To those of you who say: “what’s the harm?” when it comes to alt-med, here’s your answer. Alt-med can cause potentially fatal delays in effective treatment.

…alt-med stereotype of oncologists anxious to administer toxic chemotherapy
In completeness, the CAM criticism might be better offered as, “…alt-med stereotype of some/many oncologists anxious to administer expensive toxic chemotherapy”.

In my limited observation base, chemo + alternative lasted much longer than either chemo or alternative alone e.g. siblings, same cancer, combo lasted 3 times longer; or a CRC patient at the point of quitting after a year of second line chemo, sprints to another 3 years of chemo+alternative, in better physical condition; or combo lasted 4x longer than chemo alone curves with 99% – 100% wipeout.

In many cases, it seems clear, adding alternative nutraceuticals can enable people to handle more chemo longer with far better quality of life. Often these are documentable with unusual improvement in WBC, Hgb, cancer markers and other therapeutic indices. Sometimes even at higher chemo dosage.

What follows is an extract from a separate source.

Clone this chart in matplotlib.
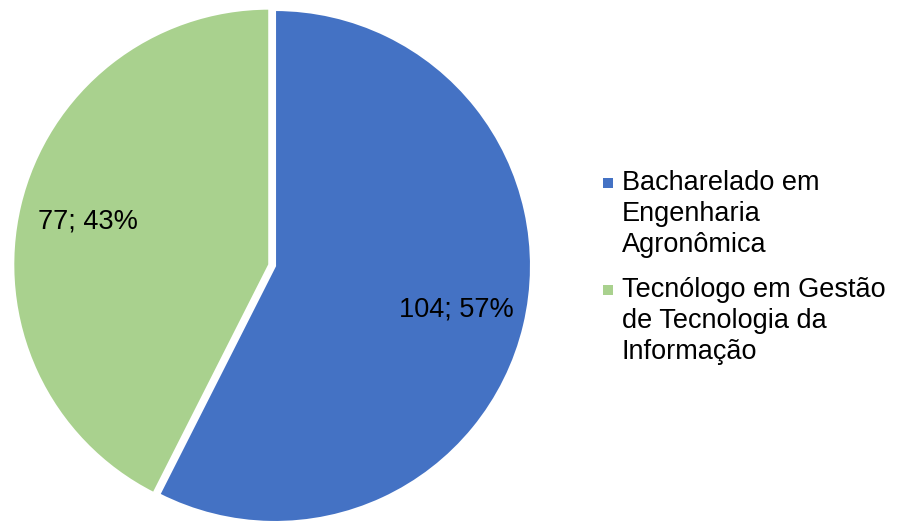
import matplotlib
matplotlib.use('agg')

import matplotlib.pyplot as plt
from matplotlib.patches import Rectangle

categories = ['Bacharelado em\nEngenharia\nAgronômica',
              'Tecnólogo em Gestão\nde Tecnologia da\nInformação']
counts = [104, 77]
colors = ['#4472C4', '#A9D18E']
explode = [0, 0.023]

plt.rcParams['font.family'] = ['Liberation Sans', 'DejaVu Sans']

W, H = 900, 523
cx, cy, r = 275, 266, 256  # pie centre and radius in pixels (from top-left)

fig = plt.figure(figsize=(W / 100, H / 100), dpi=100)
ax = fig.add_axes([0, 0, 1, 1])

total = sum(counts)


def fmt(p):
    return '{:d}; {:.0f}%'.format(int(round(p * total / 100)), p)


wedges, texts, autotexts = ax.pie(
    counts, colors=colors, startangle=90, counterclock=False,
    explode=explode, radius=1, autopct=fmt, pctdistance=0.73,
    wedgeprops=dict(edgecolor='white', linewidth=1.5),
    textprops=dict(fontsize=19.5, color='black'))

# pie() resets the view, so fix the limits afterwards
ax.set_xlim(-cx / r, (W - cx) / r)
ax.set_ylim((cy - H) / r, cy / r)
ax.set_aspect('auto')
ax.axis('off')

# legend drawn by hand so the marker sits beside the first line
lx, ly = 622, 183
pitch = 31
for name, col in zip(categories, colors):
    lines = name.split('\n')
    fig.patches.append(Rectangle(((lx - 19) / W, 1 - (ly + 5) / H), 10 / W, 10 / H,
                                 transform=fig.transFigure, facecolor=col,
                                 edgecolor='none'))
    for i, line in enumerate(lines):
        fig.text(lx / W, 1 - (ly + i * pitch) / H, line, fontsize=19.5,
                 ha='left', va='center')
    ly += len(lines) * pitch + 14

fig.savefig('out.png', dpi=100)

It was a real pleasure to see such an elegant and appropriate application of a non-superiority test used to refine treatment options and encouraging that the evidence supports the avoidance of those treatments unlikely to meet the risk/benefit bar for specific patients. That’s rational patient-empowerment, proper informed consent, and shows that proper medicine is willing to undergo self-critique in pursuit of better outcomes. In contrast, it seems the wooniverse never, ever discards any treatment but only adds more.

The last time I was presented with a superficially similar study was a homeopathy trial that unsurprisingly showed that homeopathy was not superior to placebo and, in that particular case, also not superior to no treatment at all. Although the authors’ interpretation spun the results otherwise; they appeared not to understand that non-superiority is not evidence of efficacy. As we’ve been telling homeopaths that all along, it surprised me that they would have chosen to shoot themselves in the foot so effectively.

When will the clinically high risk patients be reported? They weren’t. 74% of patients were clinically low risk in this trial. What about the one third of patients under 50 years old? They had chemo benefit in RS 16-25. What about the RS 21-25 for all patients? They did too per the supplemental. How did the RS 26-30 do? Not reported. Unfortunately, there was no independent variable for comparison. It compared itself to itself. It is very dangerous to broadly claim that 85% of patients can forego chemo. It is simply not the case. Details/facts matter.